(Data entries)
[BEGIN]
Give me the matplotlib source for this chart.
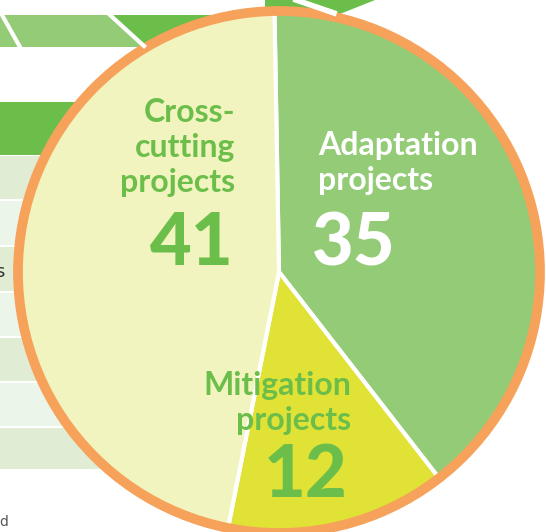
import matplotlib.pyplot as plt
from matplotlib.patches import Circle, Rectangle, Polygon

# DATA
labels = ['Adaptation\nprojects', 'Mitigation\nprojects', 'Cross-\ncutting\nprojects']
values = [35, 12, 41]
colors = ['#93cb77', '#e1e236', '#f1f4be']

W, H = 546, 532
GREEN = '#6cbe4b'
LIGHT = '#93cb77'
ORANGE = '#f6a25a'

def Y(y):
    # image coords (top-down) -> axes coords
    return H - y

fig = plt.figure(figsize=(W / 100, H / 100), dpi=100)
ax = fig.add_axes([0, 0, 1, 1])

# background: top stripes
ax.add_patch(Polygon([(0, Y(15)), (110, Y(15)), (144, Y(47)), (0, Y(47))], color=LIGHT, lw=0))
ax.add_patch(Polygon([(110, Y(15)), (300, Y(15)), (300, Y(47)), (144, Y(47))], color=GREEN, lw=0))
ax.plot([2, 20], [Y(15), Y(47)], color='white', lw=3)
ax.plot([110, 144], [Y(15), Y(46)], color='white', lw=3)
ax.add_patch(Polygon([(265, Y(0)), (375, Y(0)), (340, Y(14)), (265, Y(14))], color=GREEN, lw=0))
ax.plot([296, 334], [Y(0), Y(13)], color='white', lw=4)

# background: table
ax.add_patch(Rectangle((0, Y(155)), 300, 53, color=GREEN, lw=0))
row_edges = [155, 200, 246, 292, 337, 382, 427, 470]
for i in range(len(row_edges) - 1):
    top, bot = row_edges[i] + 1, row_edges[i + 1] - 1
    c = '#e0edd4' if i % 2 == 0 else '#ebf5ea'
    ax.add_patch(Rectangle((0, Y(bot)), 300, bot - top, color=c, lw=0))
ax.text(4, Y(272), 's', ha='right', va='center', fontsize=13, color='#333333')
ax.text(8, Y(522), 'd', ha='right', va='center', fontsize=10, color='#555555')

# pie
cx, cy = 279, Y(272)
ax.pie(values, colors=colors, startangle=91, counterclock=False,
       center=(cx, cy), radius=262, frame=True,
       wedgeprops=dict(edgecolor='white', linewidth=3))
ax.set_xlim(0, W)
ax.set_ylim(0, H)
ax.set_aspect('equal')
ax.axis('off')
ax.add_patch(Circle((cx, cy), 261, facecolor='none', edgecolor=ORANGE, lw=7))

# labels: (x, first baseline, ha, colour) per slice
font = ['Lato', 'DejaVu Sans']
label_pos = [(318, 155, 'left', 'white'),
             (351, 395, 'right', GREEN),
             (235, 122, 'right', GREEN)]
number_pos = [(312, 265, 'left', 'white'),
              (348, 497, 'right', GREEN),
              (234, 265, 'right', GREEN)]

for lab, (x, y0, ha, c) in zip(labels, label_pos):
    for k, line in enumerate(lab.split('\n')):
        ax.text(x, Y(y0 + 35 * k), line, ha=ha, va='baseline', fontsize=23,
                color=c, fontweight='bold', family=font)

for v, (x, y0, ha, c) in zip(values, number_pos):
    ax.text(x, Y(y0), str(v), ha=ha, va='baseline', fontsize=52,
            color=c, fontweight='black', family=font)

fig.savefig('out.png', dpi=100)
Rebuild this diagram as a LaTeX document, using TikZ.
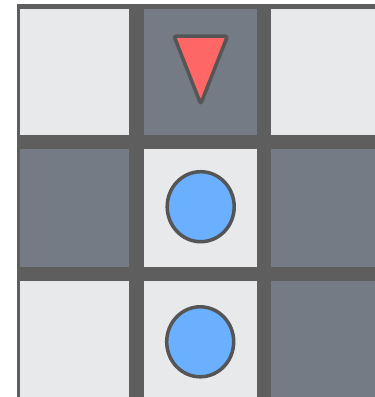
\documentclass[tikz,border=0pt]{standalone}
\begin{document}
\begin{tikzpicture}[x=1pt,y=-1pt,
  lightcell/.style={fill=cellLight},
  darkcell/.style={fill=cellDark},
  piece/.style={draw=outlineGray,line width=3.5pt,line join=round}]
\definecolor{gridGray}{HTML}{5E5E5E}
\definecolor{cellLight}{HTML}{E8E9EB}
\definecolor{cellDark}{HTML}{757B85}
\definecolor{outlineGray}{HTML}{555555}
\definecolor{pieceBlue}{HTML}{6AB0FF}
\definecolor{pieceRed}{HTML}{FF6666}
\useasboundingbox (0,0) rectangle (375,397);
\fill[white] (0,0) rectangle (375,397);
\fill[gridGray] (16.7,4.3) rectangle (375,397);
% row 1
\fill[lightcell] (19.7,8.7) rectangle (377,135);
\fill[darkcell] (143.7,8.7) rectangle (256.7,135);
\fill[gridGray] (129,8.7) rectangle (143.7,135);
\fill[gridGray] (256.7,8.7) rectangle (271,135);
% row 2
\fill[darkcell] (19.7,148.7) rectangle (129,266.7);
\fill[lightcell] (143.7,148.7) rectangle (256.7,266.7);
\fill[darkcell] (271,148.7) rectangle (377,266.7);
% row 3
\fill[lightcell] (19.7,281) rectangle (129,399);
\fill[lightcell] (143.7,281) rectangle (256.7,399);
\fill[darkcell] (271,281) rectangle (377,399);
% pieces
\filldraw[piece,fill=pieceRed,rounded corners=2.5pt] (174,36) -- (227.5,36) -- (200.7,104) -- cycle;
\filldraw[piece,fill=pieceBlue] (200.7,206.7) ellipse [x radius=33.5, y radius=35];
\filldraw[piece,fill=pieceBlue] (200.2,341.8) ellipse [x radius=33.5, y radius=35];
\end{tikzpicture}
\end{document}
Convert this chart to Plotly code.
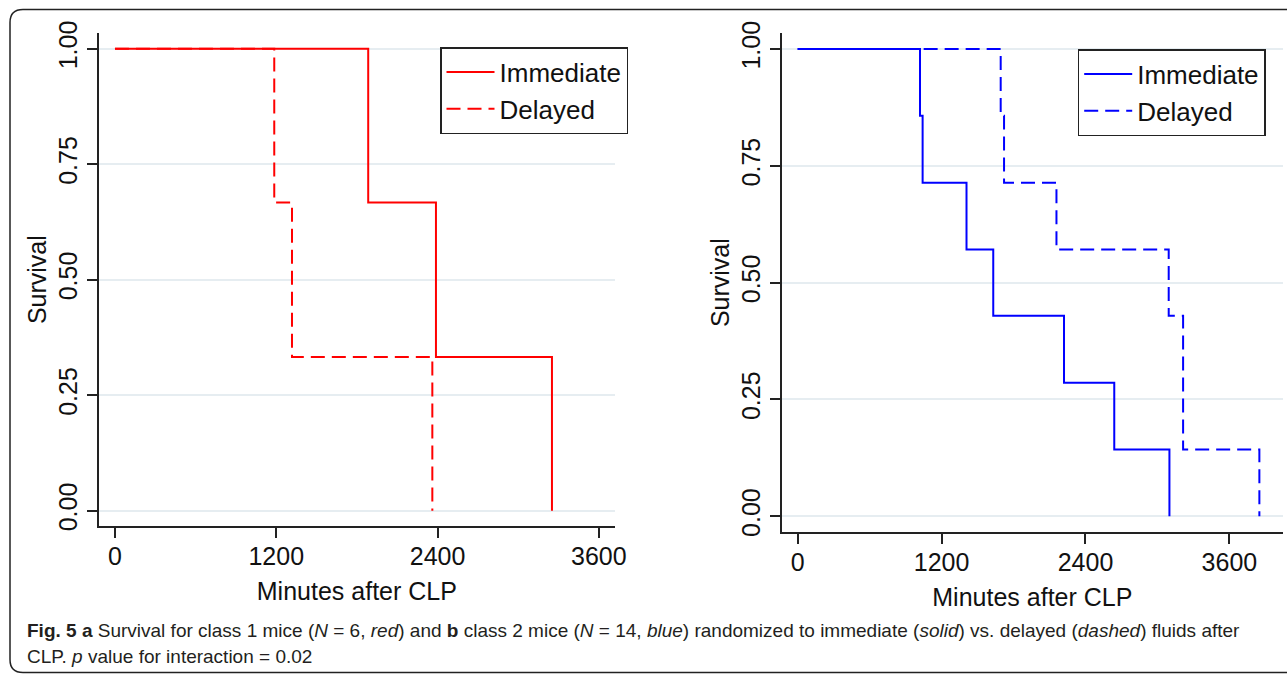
[END]
OBJECTIVE: Your task is to copy the entries in full and exactly, without any images.

REPLY:
Give me the matplotlib source for this chart.
import matplotlib.pyplot as plt
from matplotlib.patches import Circle, Rectangle, Polygon

# DATA
labels = ['Adaptation\nprojects', 'Mitigation\nprojects', 'Cross-\ncutting\nprojects']
values = [35, 12, 41]
colors = ['#93cb77', '#e1e236', '#f1f4be']

W, H = 546, 532
GREEN = '#6cbe4b'
LIGHT = '#93cb77'
ORANGE = '#f6a25a'

def Y(y):
    # image coords (top-down) -> axes coords
    return H - y

fig = plt.figure(figsize=(W / 100, H / 100), dpi=100)
ax = fig.add_axes([0, 0, 1, 1])

# background: top stripes
ax.add_patch(Polygon([(0, Y(15)), (110, Y(15)), (144, Y(47)), (0, Y(47))], color=LIGHT, lw=0))
ax.add_patch(Polygon([(110, Y(15)), (300, Y(15)), (300, Y(47)), (144, Y(47))], color=GREEN, lw=0))
ax.plot([2, 20], [Y(15), Y(47)], color='white', lw=3)
ax.plot([110, 144], [Y(15), Y(46)], color='white', lw=3)
ax.add_patch(Polygon([(265, Y(0)), (375, Y(0)), (340, Y(14)), (265, Y(14))], color=GREEN, lw=0))
ax.plot([296, 334], [Y(0), Y(13)], color='white', lw=4)

# background: table
ax.add_patch(Rectangle((0, Y(155)), 300, 53, color=GREEN, lw=0))
row_edges = [155, 200, 246, 292, 337, 382, 427, 470]
for i in range(len(row_edges) - 1):
    top, bot = row_edges[i] + 1, row_edges[i + 1] - 1
    c = '#e0edd4' if i % 2 == 0 else '#ebf5ea'
    ax.add_patch(Rectangle((0, Y(bot)), 300, bot - top, color=c, lw=0))
ax.text(4, Y(272), 's', ha='right', va='center', fontsize=13, color='#333333')
ax.text(8, Y(522), 'd', ha='right', va='center', fontsize=10, color='#555555')

# pie
cx, cy = 279, Y(272)
ax.pie(values, colors=colors, startangle=91, counterclock=False,
       center=(cx, cy), radius=262, frame=True,
       wedgeprops=dict(edgecolor='white', linewidth=3))
ax.set_xlim(0, W)
ax.set_ylim(0, H)
ax.set_aspect('equal')
ax.axis('off')
ax.add_patch(Circle((cx, cy), 261, facecolor='none', edgecolor=ORANGE, lw=7))

# labels: (x, first baseline, ha, colour) per slice
font = ['Lato', 'DejaVu Sans']
label_pos = [(318, 155, 'left', 'white'),
             (351, 395, 'right', GREEN),
             (235, 122, 'right', GREEN)]
number_pos = [(312, 265, 'left', 'white'),
              (348, 497, 'right', GREEN),
              (234, 265, 'right', GREEN)]

for lab, (x, y0, ha, c) in zip(labels, label_pos):
    for k, line in enumerate(lab.split('\n')):
        ax.text(x, Y(y0 + 35 * k), line, ha=ha, va='baseline', fontsize=23,
                color=c, fontweight='bold', family=font)

for v, (x, y0, ha, c) in zip(values, number_pos):
    ax.text(x, Y(y0), str(v), ha=ha, va='baseline', fontsize=52,
            color=c, fontweight='black', family=font)

fig.savefig('out.png', dpi=100)
Rebuild this diagram as a LaTeX document, using TikZ.
\documentclass[tikz,border=0pt]{standalone}
\begin{document}
\begin{tikzpicture}[x=1pt,y=-1pt,
  lightcell/.style={fill=cellLight},
  darkcell/.style={fill=cellDark},
  piece/.style={draw=outlineGray,line width=3.5pt,line join=round}]
\definecolor{gridGray}{HTML}{5E5E5E}
\definecolor{cellLight}{HTML}{E8E9EB}
\definecolor{cellDark}{HTML}{757B85}
\definecolor{outlineGray}{HTML}{555555}
\definecolor{pieceBlue}{HTML}{6AB0FF}
\definecolor{pieceRed}{HTML}{FF6666}
\useasboundingbox (0,0) rectangle (375,397);
\fill[white] (0,0) rectangle (375,397);
\fill[gridGray] (16.7,4.3) rectangle (375,397);
% row 1
\fill[lightcell] (19.7,8.7) rectangle (377,135);
\fill[darkcell] (143.7,8.7) rectangle (256.7,135);
\fill[gridGray] (129,8.7) rectangle (143.7,135);
\fill[gridGray] (256.7,8.7) rectangle (271,135);
% row 2
\fill[darkcell] (19.7,148.7) rectangle (129,266.7);
\fill[lightcell] (143.7,148.7) rectangle (256.7,266.7);
\fill[darkcell] (271,148.7) rectangle (377,266.7);
% row 3
\fill[lightcell] (19.7,281) rectangle (129,399);
\fill[lightcell] (143.7,281) rectangle (256.7,399);
\fill[darkcell] (271,281) rectangle (377,399);
% pieces
\filldraw[piece,fill=pieceRed,rounded corners=2.5pt] (174,36) -- (227.5,36) -- (200.7,104) -- cycle;
\filldraw[piece,fill=pieceBlue] (200.7,206.7) ellipse [x radius=33.5, y radius=35];
\filldraw[piece,fill=pieceBlue] (200.2,341.8) ellipse [x radius=33.5, y radius=35];
\end{tikzpicture}
\end{document}
Convert this chart to Plotly code.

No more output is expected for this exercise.